## WHAT THE TASK ASKS
Repeat exactly the lines of the entries below from the one with "Recreate this image" through the one with "WIN = 'Liberation Sans'", both ends included, and nothing else.

***

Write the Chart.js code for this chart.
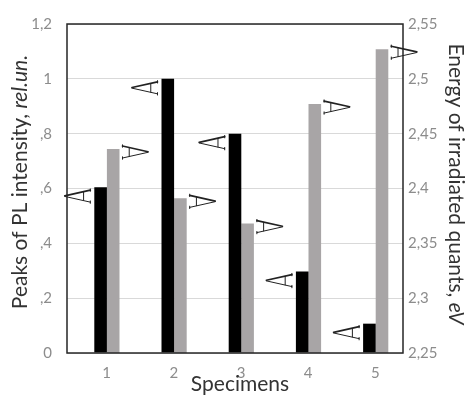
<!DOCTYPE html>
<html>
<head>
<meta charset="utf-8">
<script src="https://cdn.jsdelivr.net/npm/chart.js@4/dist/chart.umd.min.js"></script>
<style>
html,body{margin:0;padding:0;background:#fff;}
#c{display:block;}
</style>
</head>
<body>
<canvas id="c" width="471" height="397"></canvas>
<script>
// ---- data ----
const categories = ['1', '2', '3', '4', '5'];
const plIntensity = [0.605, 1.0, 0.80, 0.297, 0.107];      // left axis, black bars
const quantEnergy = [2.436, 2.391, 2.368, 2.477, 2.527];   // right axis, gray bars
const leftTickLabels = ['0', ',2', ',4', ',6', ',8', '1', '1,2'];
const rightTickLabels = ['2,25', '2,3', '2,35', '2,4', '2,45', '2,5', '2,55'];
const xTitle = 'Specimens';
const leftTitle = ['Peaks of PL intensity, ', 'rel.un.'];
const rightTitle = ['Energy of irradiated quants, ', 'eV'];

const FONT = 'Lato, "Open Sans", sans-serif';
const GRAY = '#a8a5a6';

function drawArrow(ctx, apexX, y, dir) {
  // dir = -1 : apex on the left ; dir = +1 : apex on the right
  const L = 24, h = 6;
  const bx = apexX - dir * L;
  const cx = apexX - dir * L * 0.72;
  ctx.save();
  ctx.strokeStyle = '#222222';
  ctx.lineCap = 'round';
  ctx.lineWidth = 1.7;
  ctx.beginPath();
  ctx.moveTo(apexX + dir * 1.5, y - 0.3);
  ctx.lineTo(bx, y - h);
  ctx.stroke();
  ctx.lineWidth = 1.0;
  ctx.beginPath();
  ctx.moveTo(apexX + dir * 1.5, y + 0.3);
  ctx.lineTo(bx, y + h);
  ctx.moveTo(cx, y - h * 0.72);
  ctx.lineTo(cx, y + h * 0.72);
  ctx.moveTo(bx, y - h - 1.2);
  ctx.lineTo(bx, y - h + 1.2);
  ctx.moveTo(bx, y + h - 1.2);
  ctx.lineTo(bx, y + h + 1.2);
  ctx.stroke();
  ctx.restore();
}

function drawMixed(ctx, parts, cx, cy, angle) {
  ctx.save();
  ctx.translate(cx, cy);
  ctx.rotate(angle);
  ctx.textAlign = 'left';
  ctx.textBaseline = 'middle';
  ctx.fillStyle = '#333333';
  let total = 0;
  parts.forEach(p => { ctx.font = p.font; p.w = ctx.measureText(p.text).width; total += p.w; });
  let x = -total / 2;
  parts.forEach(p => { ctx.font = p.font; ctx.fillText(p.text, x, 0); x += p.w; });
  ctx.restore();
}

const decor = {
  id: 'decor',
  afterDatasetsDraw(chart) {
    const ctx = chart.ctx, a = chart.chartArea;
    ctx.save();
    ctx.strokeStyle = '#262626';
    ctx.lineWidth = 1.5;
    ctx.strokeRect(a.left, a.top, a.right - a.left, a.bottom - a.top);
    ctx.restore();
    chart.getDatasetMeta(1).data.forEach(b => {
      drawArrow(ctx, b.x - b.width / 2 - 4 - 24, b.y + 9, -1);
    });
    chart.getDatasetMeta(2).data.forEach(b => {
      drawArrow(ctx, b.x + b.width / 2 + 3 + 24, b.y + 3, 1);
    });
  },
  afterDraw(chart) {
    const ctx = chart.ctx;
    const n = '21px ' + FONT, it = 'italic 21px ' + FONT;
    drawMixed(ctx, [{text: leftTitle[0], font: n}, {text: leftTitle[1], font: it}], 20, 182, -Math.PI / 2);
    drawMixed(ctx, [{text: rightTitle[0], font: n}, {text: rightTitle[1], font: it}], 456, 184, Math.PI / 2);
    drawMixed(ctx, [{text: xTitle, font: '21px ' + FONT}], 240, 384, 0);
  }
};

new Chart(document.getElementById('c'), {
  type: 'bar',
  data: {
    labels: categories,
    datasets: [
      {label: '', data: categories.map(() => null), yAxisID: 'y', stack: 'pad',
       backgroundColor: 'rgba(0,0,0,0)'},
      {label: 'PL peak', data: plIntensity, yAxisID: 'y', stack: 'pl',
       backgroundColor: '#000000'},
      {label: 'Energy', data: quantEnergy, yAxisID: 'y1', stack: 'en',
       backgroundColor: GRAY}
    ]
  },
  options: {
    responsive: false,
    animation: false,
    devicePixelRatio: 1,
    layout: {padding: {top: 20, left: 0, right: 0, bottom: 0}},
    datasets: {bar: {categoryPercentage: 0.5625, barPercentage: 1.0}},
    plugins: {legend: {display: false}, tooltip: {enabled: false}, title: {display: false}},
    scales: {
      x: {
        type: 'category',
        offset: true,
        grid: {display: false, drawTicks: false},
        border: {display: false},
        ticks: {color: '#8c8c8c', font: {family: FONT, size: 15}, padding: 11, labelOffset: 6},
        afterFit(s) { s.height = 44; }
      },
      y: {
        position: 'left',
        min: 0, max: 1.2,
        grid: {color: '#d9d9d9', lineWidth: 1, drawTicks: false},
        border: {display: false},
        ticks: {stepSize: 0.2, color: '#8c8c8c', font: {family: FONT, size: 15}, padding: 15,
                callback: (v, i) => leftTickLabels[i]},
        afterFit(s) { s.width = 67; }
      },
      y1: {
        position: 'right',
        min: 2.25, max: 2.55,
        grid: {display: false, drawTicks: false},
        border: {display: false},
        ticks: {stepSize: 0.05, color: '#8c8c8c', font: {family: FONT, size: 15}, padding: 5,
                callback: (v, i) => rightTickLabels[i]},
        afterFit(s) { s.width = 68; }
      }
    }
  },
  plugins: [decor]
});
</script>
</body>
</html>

***

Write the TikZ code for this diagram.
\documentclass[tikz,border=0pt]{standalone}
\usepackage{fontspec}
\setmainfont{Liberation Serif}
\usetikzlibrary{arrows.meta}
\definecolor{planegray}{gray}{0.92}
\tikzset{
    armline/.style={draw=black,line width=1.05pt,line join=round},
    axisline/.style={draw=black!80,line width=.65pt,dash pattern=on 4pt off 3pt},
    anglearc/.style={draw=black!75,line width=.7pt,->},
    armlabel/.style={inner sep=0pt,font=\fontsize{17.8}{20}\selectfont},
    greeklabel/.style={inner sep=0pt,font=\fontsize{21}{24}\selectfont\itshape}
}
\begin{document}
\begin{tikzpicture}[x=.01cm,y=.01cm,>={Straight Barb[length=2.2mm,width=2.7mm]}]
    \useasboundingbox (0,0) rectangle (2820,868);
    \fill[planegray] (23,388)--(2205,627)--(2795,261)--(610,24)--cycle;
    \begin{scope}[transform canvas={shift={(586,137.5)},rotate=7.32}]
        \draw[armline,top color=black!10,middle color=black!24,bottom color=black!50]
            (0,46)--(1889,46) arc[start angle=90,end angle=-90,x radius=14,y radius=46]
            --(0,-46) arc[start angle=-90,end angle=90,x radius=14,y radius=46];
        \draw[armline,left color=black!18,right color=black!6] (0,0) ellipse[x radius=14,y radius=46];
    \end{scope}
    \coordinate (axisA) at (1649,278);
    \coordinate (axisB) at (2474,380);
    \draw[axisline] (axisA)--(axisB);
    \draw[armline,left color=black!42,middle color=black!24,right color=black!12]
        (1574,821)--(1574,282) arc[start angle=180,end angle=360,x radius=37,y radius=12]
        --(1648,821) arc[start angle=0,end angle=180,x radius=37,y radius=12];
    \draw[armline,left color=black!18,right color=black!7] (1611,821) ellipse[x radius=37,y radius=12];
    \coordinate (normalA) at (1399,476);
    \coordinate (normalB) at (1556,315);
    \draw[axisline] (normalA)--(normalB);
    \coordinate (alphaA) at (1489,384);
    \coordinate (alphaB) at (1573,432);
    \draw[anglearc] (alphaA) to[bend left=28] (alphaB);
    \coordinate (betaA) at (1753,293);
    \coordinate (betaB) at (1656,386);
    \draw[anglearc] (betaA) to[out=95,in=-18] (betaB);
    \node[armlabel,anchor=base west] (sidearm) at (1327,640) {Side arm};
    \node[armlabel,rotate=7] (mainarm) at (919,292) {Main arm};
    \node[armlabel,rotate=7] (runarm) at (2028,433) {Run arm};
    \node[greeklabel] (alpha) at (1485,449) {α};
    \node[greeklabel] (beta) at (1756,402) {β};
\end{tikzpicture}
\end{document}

***

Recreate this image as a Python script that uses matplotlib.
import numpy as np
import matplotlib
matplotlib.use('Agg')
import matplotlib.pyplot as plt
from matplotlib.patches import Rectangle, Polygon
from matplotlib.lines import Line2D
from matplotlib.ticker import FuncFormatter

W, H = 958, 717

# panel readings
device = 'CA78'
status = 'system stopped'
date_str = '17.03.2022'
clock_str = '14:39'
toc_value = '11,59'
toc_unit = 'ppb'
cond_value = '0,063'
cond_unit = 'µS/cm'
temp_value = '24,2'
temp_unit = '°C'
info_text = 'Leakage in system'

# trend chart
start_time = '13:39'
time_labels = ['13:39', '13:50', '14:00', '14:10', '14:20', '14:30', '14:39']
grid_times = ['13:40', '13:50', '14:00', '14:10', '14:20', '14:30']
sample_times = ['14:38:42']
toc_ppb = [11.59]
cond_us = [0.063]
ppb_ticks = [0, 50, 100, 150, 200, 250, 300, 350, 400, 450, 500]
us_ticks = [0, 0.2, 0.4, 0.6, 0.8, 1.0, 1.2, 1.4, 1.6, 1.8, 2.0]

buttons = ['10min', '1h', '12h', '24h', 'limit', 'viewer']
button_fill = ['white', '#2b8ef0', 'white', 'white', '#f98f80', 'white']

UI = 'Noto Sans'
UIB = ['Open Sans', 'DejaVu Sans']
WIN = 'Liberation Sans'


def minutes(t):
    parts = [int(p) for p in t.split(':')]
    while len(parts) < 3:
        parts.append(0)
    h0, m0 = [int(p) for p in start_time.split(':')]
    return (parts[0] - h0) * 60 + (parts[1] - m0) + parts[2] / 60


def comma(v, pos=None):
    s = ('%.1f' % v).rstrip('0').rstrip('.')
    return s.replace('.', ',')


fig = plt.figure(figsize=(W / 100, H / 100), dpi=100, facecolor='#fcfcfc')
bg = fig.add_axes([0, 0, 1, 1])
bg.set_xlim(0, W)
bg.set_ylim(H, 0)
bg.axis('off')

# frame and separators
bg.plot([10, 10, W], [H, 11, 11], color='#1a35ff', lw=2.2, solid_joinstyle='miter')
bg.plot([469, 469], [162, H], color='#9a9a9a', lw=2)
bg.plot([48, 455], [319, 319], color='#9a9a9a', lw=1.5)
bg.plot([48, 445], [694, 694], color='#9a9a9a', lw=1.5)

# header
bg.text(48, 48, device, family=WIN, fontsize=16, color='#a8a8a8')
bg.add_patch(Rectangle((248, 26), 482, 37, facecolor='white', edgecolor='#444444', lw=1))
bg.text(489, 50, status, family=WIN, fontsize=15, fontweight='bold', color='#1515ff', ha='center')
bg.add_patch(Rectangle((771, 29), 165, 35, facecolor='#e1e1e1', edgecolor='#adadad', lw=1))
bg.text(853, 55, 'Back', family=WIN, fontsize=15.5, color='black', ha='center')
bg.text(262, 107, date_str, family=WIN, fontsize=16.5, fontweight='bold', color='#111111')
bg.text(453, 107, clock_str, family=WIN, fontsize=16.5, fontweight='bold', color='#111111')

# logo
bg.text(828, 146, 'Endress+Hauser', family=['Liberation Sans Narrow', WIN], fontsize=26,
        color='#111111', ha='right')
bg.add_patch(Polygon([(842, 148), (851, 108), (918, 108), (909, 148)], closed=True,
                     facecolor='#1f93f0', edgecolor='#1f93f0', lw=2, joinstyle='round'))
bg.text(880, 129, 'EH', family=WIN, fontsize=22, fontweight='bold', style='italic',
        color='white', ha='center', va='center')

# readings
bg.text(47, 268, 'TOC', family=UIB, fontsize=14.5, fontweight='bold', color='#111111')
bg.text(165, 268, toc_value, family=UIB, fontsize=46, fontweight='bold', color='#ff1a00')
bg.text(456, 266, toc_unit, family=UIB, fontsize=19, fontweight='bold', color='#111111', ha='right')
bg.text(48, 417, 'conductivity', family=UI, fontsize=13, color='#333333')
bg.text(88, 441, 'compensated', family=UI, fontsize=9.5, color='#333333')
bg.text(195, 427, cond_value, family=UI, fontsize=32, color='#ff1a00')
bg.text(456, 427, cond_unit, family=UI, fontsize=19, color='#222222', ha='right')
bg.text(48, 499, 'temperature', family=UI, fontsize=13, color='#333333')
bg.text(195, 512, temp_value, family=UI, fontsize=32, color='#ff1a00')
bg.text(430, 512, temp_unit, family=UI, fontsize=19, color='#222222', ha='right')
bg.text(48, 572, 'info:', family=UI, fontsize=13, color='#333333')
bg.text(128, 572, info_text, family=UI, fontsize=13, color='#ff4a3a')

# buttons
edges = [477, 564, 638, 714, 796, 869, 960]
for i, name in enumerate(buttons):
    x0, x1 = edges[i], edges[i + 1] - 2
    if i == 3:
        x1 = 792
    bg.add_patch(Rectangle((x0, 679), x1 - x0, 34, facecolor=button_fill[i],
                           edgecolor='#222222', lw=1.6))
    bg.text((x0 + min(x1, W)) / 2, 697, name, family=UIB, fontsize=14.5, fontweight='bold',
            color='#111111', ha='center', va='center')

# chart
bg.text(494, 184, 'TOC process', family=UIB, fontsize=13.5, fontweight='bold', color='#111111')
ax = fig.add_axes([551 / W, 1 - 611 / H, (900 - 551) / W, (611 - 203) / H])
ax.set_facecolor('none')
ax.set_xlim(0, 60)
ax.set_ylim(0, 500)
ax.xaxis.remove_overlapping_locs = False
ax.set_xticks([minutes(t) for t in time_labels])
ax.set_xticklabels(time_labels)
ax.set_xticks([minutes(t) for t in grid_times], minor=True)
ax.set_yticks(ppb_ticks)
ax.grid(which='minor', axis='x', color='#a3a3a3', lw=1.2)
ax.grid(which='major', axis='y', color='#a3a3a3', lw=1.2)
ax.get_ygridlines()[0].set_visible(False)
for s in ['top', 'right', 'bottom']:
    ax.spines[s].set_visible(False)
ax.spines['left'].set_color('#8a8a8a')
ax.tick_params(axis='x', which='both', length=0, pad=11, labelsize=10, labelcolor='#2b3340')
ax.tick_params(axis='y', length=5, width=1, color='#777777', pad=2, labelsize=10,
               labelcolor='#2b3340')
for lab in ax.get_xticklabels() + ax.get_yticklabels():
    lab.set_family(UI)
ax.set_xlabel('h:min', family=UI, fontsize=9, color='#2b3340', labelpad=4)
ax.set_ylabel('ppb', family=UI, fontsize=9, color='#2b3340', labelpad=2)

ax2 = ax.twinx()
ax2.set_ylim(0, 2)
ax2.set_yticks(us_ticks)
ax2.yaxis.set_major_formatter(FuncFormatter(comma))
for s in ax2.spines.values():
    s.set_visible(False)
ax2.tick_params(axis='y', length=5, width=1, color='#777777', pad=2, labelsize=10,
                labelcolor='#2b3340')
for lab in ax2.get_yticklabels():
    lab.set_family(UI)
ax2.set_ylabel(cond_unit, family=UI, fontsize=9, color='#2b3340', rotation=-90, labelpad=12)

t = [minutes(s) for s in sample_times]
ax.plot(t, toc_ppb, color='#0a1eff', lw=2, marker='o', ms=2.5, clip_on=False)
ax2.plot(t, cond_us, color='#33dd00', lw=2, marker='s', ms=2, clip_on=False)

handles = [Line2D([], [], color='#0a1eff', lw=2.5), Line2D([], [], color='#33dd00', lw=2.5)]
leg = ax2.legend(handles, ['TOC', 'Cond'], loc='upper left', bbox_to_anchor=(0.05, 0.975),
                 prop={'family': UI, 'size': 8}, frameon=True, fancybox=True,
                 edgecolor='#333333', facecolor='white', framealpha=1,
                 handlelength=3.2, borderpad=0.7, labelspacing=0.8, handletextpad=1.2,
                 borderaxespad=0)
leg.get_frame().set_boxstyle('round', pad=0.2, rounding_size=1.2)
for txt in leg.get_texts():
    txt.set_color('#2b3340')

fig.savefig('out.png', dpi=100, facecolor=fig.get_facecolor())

***

## REPLY
Recreate this image as a Python script that uses matplotlib.
import numpy as np
import matplotlib
matplotlib.use('Agg')
import matplotlib.pyplot as plt
from matplotlib.patches import Rectangle, Polygon
from matplotlib.lines import Line2D
from matplotlib.ticker import FuncFormatter

W, H = 958, 717

# panel readings
device = 'CA78'
status = 'system stopped'
date_str = '17.03.2022'
clock_str = '14:39'
toc_value = '11,59'
toc_unit = 'ppb'
cond_value = '0,063'
cond_unit = 'µS/cm'
temp_value = '24,2'
temp_unit = '°C'
info_text = 'Leakage in system'

# trend chart
start_time = '13:39'
time_labels = ['13:39', '13:50', '14:00', '14:10', '14:20', '14:30', '14:39']
grid_times = ['13:40', '13:50', '14:00', '14:10', '14:20', '14:30']
sample_times = ['14:38:42']
toc_ppb = [11.59]
cond_us = [0.063]
ppb_ticks = [0, 50, 100, 150, 200, 250, 300, 350, 400, 450, 500]
us_ticks = [0, 0.2, 0.4, 0.6, 0.8, 1.0, 1.2, 1.4, 1.6, 1.8, 2.0]

buttons = ['10min', '1h', '12h', '24h', 'limit', 'viewer']
button_fill = ['white', '#2b8ef0', 'white', 'white', '#f98f80', 'white']

UI = 'Noto Sans'
UIB = ['Open Sans', 'DejaVu Sans']
WIN = 'Liberation Sans'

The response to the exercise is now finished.